## Data segment
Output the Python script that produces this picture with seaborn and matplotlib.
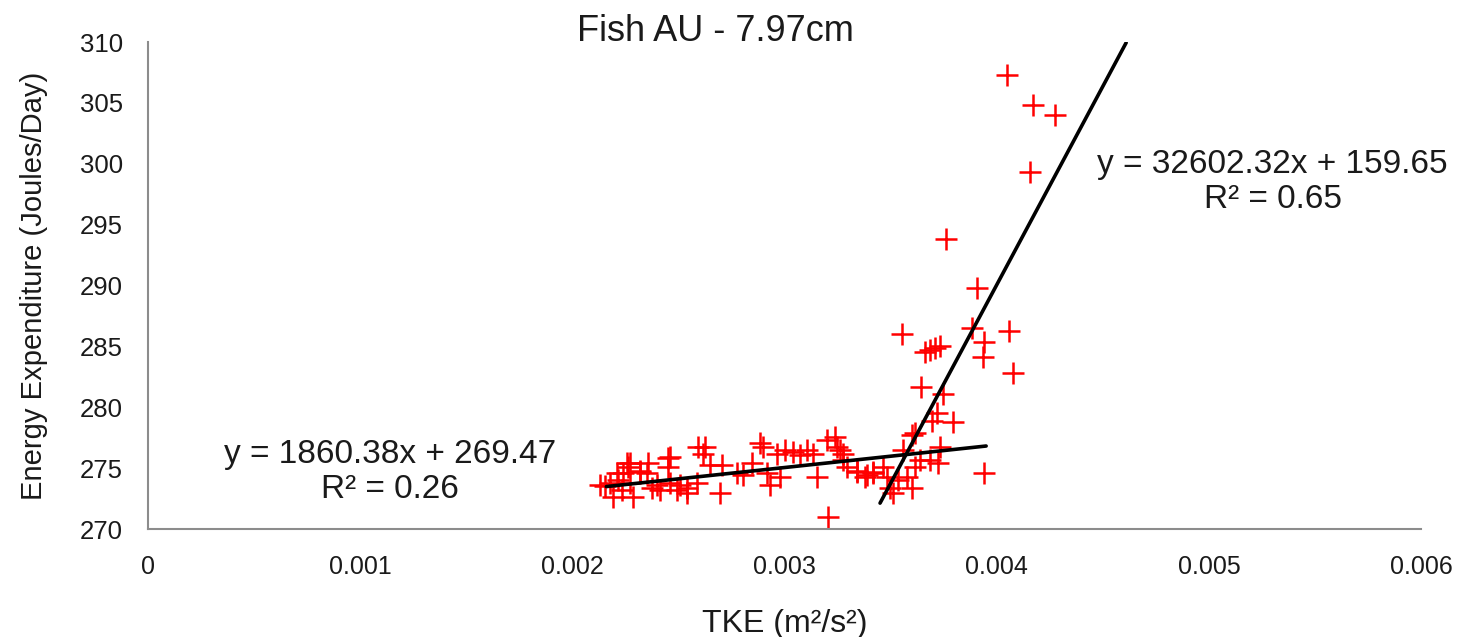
import matplotlib
matplotlib.use("Agg")
import matplotlib.pyplot as plt
import seaborn as sns
import numpy as np
import pandas as pd

# ---- data ----
tke = [
    4.048, 4.171, 4.274, 4.156, 3.761, 3.907, 3.553, 3.883, 4.058,
    3.662, 3.685, 3.709, 3.732, 3.940, 3.935, 4.076, 3.643, 3.746,
    3.718, 3.794, 3.695, 3.615, 3.732, 3.940, 3.600,
    3.261, 3.275, 3.341, 3.379, 3.417, 3.464, 3.483, 3.497, 3.511,
    3.534, 3.558, 3.577, 3.600, 3.615, 3.638, 3.685, 3.723,
    2.154, 2.191, 2.238, 2.262, 2.271, 2.286, 2.319, 2.356, 2.375,
    2.413, 2.451, 2.451, 2.493, 2.460, 2.540, 2.592, 2.625, 2.615,
    2.587, 2.648, 2.705, 2.696, 2.776, 2.804, 2.846, 2.884, 2.898,
    2.917, 2.931, 2.964, 2.978, 3.002, 3.040, 3.073, 3.106, 3.134,
    3.153, 3.200, 3.238, 3.247, 3.275, 3.294, 3.341, 3.388, 3.417,
    3.205,
    2.130, 2.177, 2.210, 2.257, 2.271, 2.319, 2.352, 2.399, 2.460,
    2.507, 2.540, 2.234, 2.215,
]
tke = [v / 1000 for v in tke]
energy = [
    307.3, 304.8, 304.0, 299.3, 293.8, 289.8, 286.0, 286.5, 286.3,
    284.5, 284.7, 284.9, 285.0, 285.4, 284.1, 282.8, 281.7, 281.1,
    279.5, 278.8, 278.9, 277.9, 276.7, 274.6, 277.7,
    276.5, 275.7, 274.8, 274.3, 274.6, 275.1, 274.3, 273.4, 273.0,
    274.0, 276.5, 274.3, 273.4, 275.1, 275.7, 275.7, 275.4,
    273.5, 272.6, 274.6, 275.1, 273.8, 272.6, 274.7, 275.4, 273.4,
    273.2, 275.8, 275.1, 273.2, 273.8, 273.4, 276.7, 276.7, 276.2,
    273.8, 275.3, 275.3, 273.0, 274.6, 274.4, 275.4, 277.1, 276.7,
    274.6, 273.6, 276.2, 274.3, 276.5, 276.3, 276.1, 276.5, 276.2,
    274.3, 277.3, 277.6, 276.7, 276.2, 275.1, 274.7, 274.4, 274.7,
    271.0,
    273.6, 273.8, 274.6, 275.4, 275.4, 274.8, 274.6, 273.6, 275.9,
    273.6, 273.0, 273.2, 274.0,
]

# trend lines: slope, intercept, x-range
fit_slopes = [1860.38, 32602.32]
fit_intercepts = [269.47, 159.65]
fit_x_start = [0.00216, 0.00345]
fit_x_end = [0.00395, 0.00461]
fit_labels = ["y = 1860.38x + 269.47\nR² = 0.26", "y = 32602.32x + 159.65\nR² = 0.65"]

x_ticks = [0, 0.001, 0.002, 0.003, 0.004, 0.005, 0.006]
x_ticklabels = ["0", "0.001", "0.002", "0.003", "0.004", "0.005", "0.006"]
y_ticks = [270, 275, 280, 285, 290, 295, 300, 305, 310]

# ---- plot ----
sns.set_theme(style="white")
plt.rcParams["font.family"] = ["Liberation Sans", "DejaVu Sans"]

fig = plt.figure(figsize=(14.82, 6.37), dpi=100)
ax = fig.add_axes([0.0999, 0.1695, 0.8590, 0.7645])

df = pd.DataFrame({"TKE": tke, "Energy": energy})
sns.scatterplot(data=df, x="TKE", y="Energy", marker="+", color="#ff0000",
                s=260, linewidth=1.8, ax=ax, zorder=2, legend=False)

for m, b, x0, x1 in zip(fit_slopes, fit_intercepts, fit_x_start, fit_x_end):
    xs = np.array([x0, x1])
    sns.lineplot(x=xs, y=m * xs + b, color="black", linewidth=2.6, ax=ax,
                 zorder=3, legend=False)

ax.set_xlim(0, 0.006)
ax.set_ylim(270, 310)
ax.set_xticks(x_ticks)
ax.set_xticklabels(x_ticklabels)
ax.set_yticks(y_ticks)

for side in ["top", "right"]:
    ax.spines[side].set_visible(False)
for side in ["left", "bottom"]:
    ax.spines[side].set_color("#8c8c8c")
    ax.spines[side].set_linewidth(1.5)

ax.tick_params(axis="both", which="major", direction="out", length=7,
               width=1.3, color="#8c8c8c", labelcolor="#1a1a1a")
ax.tick_params(axis="x", labelsize=18, pad=12)
ax.tick_params(axis="y", labelsize=18.5, pad=11)
ax.grid(False)

ax.set_xlabel("TKE (m²/s²)", fontsize=23, color="#1a1a1a", labelpad=21)
ax.set_ylabel("Energy Expenditure (Joules/Day)", fontsize=21, color="#1a1a1a",
              labelpad=23)

fig.text(0.4825, 0.950, "Fish AU - 7.97cm", ha="center", va="center",
         fontsize=26, color="#1a1a1a")

ax.text(0.00114, 274.7, fit_labels[0], ha="center", va="center",
        fontsize=24, color="#1a1a1a", linespacing=1.15)
ax.text(0.00530, 298.5, fit_labels[1], ha="center", va="center",
        fontsize=24, color="#1a1a1a", linespacing=1.15)

fig.savefig("out.png", dpi=100, facecolor="white")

## Your objective
Working from the material above, transcribe it exactly while omitting pictures.

## Solution to this exercise
Output the Python script that produces this picture with seaborn and matplotlib.
import matplotlib
matplotlib.use("Agg")
import matplotlib.pyplot as plt
import seaborn as sns
import numpy as np
import pandas as pd

# ---- data ----
tke = [
    4.048, 4.171, 4.274, 4.156, 3.761, 3.907, 3.553, 3.883, 4.058,
    3.662, 3.685, 3.709, 3.732, 3.940, 3.935, 4.076, 3.643, 3.746,
    3.718, 3.794, 3.695, 3.615, 3.732, 3.940, 3.600,
    3.261, 3.275, 3.341, 3.379, 3.417, 3.464, 3.483, 3.497, 3.511,
    3.534, 3.558, 3.577, 3.600, 3.615, 3.638, 3.685, 3.723,
    2.154, 2.191, 2.238, 2.262, 2.271, 2.286, 2.319, 2.356, 2.375,
    2.413, 2.451, 2.451, 2.493, 2.460, 2.540, 2.592, 2.625, 2.615,
    2.587, 2.648, 2.705, 2.696, 2.776, 2.804, 2.846, 2.884, 2.898,
    2.917, 2.931, 2.964, 2.978, 3.002, 3.040, 3.073, 3.106, 3.134,
    3.153, 3.200, 3.238, 3.247, 3.275, 3.294, 3.341, 3.388, 3.417,
    3.205,
    2.130, 2.177, 2.210, 2.257, 2.271, 2.319, 2.352, 2.399, 2.460,
    2.507, 2.540, 2.234, 2.215,
]
tke = [v / 1000 for v in tke]
energy = [
    307.3, 304.8, 304.0, 299.3, 293.8, 289.8, 286.0, 286.5, 286.3,
    284.5, 284.7, 284.9, 285.0, 285.4, 284.1, 282.8, 281.7, 281.1,
    279.5, 278.8, 278.9, 277.9, 276.7, 274.6, 277.7,
    276.5, 275.7, 274.8, 274.3, 274.6, 275.1, 274.3, 273.4, 273.0,
    274.0, 276.5, 274.3, 273.4, 275.1, 275.7, 275.7, 275.4,
    273.5, 272.6, 274.6, 275.1, 273.8, 272.6, 274.7, 275.4, 273.4,
    273.2, 275.8, 275.1, 273.2, 273.8, 273.4, 276.7, 276.7, 276.2,
    273.8, 275.3, 275.3, 273.0, 274.6, 274.4, 275.4, 277.1, 276.7,
    274.6, 273.6, 276.2, 274.3, 276.5, 276.3, 276.1, 276.5, 276.2,
    274.3, 277.3, 277.6, 276.7, 276.2, 275.1, 274.7, 274.4, 274.7,
    271.0,
    273.6, 273.8, 274.6, 275.4, 275.4, 274.8, 274.6, 273.6, 275.9,
    273.6, 273.0, 273.2, 274.0,
]

# trend lines: slope, intercept, x-range
fit_slopes = [1860.38, 32602.32]
fit_intercepts = [269.47, 159.65]
fit_x_start = [0.00216, 0.00345]
fit_x_end = [0.00395, 0.00461]
fit_labels = ["y = 1860.38x + 269.47\nR² = 0.26", "y = 32602.32x + 159.65\nR² = 0.65"]

x_ticks = [0, 0.001, 0.002, 0.003, 0.004, 0.005, 0.006]
x_ticklabels = ["0", "0.001", "0.002", "0.003", "0.004", "0.005", "0.006"]
y_ticks = [270, 275, 280, 285, 290, 295, 300, 305, 310]

# ---- plot ----
sns.set_theme(style="white")
plt.rcParams["font.family"] = ["Liberation Sans", "DejaVu Sans"]

fig = plt.figure(figsize=(14.82, 6.37), dpi=100)
ax = fig.add_axes([0.0999, 0.1695, 0.8590, 0.7645])

df = pd.DataFrame({"TKE": tke, "Energy": energy})
sns.scatterplot(data=df, x="TKE", y="Energy", marker="+", color="#ff0000",
                s=260, linewidth=1.8, ax=ax, zorder=2, legend=False)

for m, b, x0, x1 in zip(fit_slopes, fit_intercepts, fit_x_start, fit_x_end):
    xs = np.array([x0, x1])
    sns.lineplot(x=xs, y=m * xs + b, color="black", linewidth=2.6, ax=ax,
                 zorder=3, legend=False)

ax.set_xlim(0, 0.006)
ax.set_ylim(270, 310)
ax.set_xticks(x_ticks)
ax.set_xticklabels(x_ticklabels)
ax.set_yticks(y_ticks)

for side in ["top", "right"]:
    ax.spines[side].set_visible(False)
for side in ["left", "bottom"]:
    ax.spines[side].set_color("#8c8c8c")
    ax.spines[side].set_linewidth(1.5)

ax.tick_params(axis="both", which="major", direction="out", length=7,
               width=1.3, color="#8c8c8c", labelcolor="#1a1a1a")
ax.tick_params(axis="x", labelsize=18, pad=12)
ax.tick_params(axis="y", labelsize=18.5, pad=11)
ax.grid(False)

ax.set_xlabel("TKE (m²/s²)", fontsize=23, color="#1a1a1a", labelpad=21)
ax.set_ylabel("Energy Expenditure (Joules/Day)", fontsize=21, color="#1a1a1a",
              labelpad=23)

fig.text(0.4825, 0.950, "Fish AU - 7.97cm", ha="center", va="center",
         fontsize=26, color="#1a1a1a")

ax.text(0.00114, 274.7, fit_labels[0], ha="center", va="center",
        fontsize=24, color="#1a1a1a", linespacing=1.15)
ax.text(0.00530, 298.5, fit_labels[1], ha="center", va="center",
        fontsize=24, color="#1a1a1a", linespacing=1.15)

fig.savefig("out.png", dpi=100, facecolor="white")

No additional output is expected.